Europe has become even more inward looking and totally absorbed with its own limited political and economic agenda. There was a more fundamental evidence of European unwillingness to take Russia seriously found in the continuing discussions about the status of Kaliningrad, soon to be a Russian enclave surrounded by EU (and NATO) members. The recurring debate over the details, even the minutiae, of visas, subsidies, and customs seem to mask (or perhaps act as a stalking horse for) more critical issues: Was Russia part of Europe? Would it ever be accepted as an equal in decision-making? How would it be compensated as its former allies and present trading partners were incorporated into an ever more integrated European system?

*Europeans accuse America of a unilateralist power acting without the consent of allies and seeing military intervention as the solution to any global problem; the US accuses Europe of ignoring the most crucial world security threats and of too much bureaucracy making it almost impossible to reach crucial military decisions, citing Kosovo as a good example of poor leadership.


For the last ten years world order has been in transition, with the US eventually and even somewhat reluctantly assuming primacy. The principal task for all three states in the coming decade is to sort this out, to retain those elements of alliance and converging interests that are possible while recognizing and channeling the preponderance of American power, both military and economic. Russia under Putin's firm westward direction has adjusted better than Europeans or others (e.g., the Chinese) to the role of a preponderant America; at present, the strongest leg of the triangle is Russian-US political relation.

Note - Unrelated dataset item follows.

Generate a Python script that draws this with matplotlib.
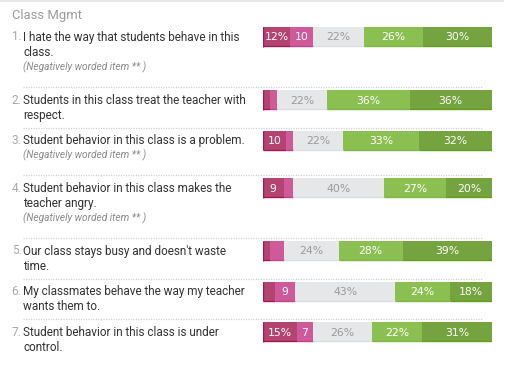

*With much reluctance, there is an acceptance by U.S. allies on the future strategy on Iraq.

Iraq remains an issue where there is dissention within the triangle. Europeans strongly disagree with use of military force to replace Saddam Hussein. Russia is somewhat more accepting of inevitable US action. But it may base its assent (or is it, some suggested, toleration) to an eventual American or Anglo-American attack on the promise of consultation and further lifting of economic disadvantage.

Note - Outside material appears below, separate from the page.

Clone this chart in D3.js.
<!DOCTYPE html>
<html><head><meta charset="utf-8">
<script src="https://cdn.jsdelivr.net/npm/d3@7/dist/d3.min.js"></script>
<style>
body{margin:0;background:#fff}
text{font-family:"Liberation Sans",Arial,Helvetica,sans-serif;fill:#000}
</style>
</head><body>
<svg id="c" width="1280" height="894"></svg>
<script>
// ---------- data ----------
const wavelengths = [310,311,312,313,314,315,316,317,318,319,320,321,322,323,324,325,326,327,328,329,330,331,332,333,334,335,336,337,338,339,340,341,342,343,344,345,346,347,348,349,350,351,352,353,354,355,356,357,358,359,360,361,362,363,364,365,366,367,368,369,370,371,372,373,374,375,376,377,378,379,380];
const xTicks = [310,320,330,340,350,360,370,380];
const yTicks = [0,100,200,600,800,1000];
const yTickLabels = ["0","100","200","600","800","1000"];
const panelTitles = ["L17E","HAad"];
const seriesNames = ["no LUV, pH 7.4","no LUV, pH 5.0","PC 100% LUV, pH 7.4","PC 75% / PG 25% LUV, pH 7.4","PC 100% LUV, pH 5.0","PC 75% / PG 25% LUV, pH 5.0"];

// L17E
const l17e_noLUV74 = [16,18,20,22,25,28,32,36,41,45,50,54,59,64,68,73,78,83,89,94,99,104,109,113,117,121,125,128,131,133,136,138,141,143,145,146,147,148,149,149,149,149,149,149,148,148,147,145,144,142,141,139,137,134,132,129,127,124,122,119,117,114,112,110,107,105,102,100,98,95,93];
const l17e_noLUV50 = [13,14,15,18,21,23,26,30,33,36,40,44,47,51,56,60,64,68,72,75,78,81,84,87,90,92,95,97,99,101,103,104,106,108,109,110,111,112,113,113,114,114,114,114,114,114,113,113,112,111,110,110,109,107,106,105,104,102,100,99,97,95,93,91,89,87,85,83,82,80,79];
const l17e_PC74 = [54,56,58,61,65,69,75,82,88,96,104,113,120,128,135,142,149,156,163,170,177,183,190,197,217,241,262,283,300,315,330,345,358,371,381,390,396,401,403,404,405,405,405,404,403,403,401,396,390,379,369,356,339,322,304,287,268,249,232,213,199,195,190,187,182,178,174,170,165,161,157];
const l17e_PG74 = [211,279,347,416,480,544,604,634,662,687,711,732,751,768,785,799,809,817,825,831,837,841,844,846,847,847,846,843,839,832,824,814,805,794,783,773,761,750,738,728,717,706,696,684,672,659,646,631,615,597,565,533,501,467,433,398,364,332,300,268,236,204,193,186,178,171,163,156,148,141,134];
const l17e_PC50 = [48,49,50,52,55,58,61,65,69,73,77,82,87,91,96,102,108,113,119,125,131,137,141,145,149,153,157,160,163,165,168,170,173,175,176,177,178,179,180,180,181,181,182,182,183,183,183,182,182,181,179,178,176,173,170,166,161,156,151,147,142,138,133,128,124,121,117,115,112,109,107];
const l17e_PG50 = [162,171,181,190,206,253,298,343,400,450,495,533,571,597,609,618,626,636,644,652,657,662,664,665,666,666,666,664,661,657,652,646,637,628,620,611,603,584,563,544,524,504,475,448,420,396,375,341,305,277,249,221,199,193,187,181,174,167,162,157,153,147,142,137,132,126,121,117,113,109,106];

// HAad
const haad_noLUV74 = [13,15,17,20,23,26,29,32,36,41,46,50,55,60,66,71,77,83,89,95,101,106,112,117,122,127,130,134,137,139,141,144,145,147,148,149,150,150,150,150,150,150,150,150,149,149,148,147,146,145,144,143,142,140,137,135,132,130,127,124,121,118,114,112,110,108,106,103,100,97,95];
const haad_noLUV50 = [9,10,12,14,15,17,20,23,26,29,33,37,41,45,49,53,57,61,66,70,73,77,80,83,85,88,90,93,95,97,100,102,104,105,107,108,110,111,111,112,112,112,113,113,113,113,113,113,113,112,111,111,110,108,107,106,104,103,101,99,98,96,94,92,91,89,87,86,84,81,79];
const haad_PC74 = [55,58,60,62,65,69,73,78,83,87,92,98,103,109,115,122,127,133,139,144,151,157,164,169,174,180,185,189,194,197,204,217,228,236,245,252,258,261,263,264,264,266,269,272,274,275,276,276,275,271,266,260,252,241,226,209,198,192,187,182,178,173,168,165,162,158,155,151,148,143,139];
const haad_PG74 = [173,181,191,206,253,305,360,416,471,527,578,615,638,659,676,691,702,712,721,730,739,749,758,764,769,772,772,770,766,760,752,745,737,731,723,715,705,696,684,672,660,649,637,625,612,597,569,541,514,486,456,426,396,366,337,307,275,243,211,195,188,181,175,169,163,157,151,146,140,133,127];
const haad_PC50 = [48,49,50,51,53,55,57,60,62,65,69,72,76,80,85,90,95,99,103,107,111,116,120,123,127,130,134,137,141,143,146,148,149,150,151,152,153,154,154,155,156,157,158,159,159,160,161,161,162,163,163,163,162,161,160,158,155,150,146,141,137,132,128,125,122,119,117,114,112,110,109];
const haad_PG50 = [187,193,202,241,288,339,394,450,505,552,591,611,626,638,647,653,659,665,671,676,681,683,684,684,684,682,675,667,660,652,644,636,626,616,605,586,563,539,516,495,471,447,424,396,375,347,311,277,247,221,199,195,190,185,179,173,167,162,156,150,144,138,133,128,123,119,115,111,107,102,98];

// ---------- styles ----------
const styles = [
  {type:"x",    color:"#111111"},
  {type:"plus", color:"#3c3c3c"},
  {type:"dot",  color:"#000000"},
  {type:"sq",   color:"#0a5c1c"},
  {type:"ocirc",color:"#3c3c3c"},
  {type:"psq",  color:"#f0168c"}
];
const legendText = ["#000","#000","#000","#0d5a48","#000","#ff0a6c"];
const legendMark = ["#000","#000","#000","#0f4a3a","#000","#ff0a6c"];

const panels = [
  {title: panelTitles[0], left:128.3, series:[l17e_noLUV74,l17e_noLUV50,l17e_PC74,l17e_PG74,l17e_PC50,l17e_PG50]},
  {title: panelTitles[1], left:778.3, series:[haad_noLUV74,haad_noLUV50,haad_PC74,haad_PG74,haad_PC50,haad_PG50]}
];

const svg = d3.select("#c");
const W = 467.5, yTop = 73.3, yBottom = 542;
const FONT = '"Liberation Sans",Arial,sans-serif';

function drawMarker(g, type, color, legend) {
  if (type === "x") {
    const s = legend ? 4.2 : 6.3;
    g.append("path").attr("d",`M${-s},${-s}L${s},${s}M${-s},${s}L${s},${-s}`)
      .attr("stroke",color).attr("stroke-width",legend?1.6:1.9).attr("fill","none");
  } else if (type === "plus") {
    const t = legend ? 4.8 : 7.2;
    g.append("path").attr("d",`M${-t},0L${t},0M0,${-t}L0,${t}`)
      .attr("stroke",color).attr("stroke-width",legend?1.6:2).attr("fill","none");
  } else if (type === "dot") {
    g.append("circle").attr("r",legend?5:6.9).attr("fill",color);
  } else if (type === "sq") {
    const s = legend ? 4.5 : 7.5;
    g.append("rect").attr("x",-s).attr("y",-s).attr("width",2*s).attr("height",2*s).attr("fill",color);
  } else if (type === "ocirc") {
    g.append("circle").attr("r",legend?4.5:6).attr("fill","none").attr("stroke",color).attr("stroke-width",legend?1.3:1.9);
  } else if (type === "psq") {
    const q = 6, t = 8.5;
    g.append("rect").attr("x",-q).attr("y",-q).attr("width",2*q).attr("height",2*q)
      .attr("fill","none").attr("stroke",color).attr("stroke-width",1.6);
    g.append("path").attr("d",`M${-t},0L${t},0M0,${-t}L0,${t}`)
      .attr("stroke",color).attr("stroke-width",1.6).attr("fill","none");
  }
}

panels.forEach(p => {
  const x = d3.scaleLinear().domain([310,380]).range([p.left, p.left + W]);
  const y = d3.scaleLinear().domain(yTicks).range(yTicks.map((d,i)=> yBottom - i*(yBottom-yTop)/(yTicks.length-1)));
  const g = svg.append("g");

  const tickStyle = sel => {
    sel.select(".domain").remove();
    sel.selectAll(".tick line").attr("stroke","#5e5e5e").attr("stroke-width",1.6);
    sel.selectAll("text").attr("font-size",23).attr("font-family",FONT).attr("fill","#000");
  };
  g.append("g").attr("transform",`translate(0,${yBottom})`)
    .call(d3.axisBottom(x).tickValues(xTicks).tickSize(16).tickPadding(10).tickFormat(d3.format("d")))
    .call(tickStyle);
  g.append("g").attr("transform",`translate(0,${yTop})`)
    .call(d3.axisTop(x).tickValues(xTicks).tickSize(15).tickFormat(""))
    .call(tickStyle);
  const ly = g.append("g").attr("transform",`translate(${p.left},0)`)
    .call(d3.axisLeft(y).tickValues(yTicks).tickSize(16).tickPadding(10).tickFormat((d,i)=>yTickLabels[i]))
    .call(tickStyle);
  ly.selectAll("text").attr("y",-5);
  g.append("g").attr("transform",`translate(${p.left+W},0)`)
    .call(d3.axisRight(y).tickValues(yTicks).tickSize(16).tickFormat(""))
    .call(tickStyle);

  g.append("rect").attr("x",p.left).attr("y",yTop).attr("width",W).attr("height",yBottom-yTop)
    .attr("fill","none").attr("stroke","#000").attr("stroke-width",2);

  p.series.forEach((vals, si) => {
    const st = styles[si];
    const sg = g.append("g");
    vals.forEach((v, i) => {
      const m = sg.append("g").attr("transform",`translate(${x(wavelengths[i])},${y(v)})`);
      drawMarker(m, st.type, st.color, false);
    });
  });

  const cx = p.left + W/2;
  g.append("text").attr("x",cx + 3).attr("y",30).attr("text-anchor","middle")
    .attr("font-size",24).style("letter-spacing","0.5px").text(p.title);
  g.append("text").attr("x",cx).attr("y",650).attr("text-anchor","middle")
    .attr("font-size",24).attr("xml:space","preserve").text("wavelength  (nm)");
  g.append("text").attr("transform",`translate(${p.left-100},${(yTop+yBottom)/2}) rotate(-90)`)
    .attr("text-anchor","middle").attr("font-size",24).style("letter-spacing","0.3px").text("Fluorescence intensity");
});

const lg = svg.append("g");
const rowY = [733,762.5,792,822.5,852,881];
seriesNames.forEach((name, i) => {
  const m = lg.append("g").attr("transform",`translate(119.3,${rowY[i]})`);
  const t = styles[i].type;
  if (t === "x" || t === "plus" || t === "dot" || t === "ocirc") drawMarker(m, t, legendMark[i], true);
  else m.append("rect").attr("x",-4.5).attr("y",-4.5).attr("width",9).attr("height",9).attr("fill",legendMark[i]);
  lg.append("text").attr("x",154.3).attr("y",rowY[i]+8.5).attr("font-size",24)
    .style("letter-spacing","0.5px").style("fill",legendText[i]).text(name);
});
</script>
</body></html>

*Trade relations between Germany-Russia-America are at a cranky stage.

Russia’s current concern is assessing the risks and benefits of becoming a WTO member. Russian-European trade relations are plagued with differences in norms; exactly how to liberalize markets and trade between Russia and Europe is still being debated with no easy solutions in sight. US-European trade relations are also strained, most recently manifest in the US steel industry. More importantly, the US is now seen as the source of economic problems. Again, just how exactly to solve major trade disputes, whether through the WTO or bilateral negotiations, remains unclear.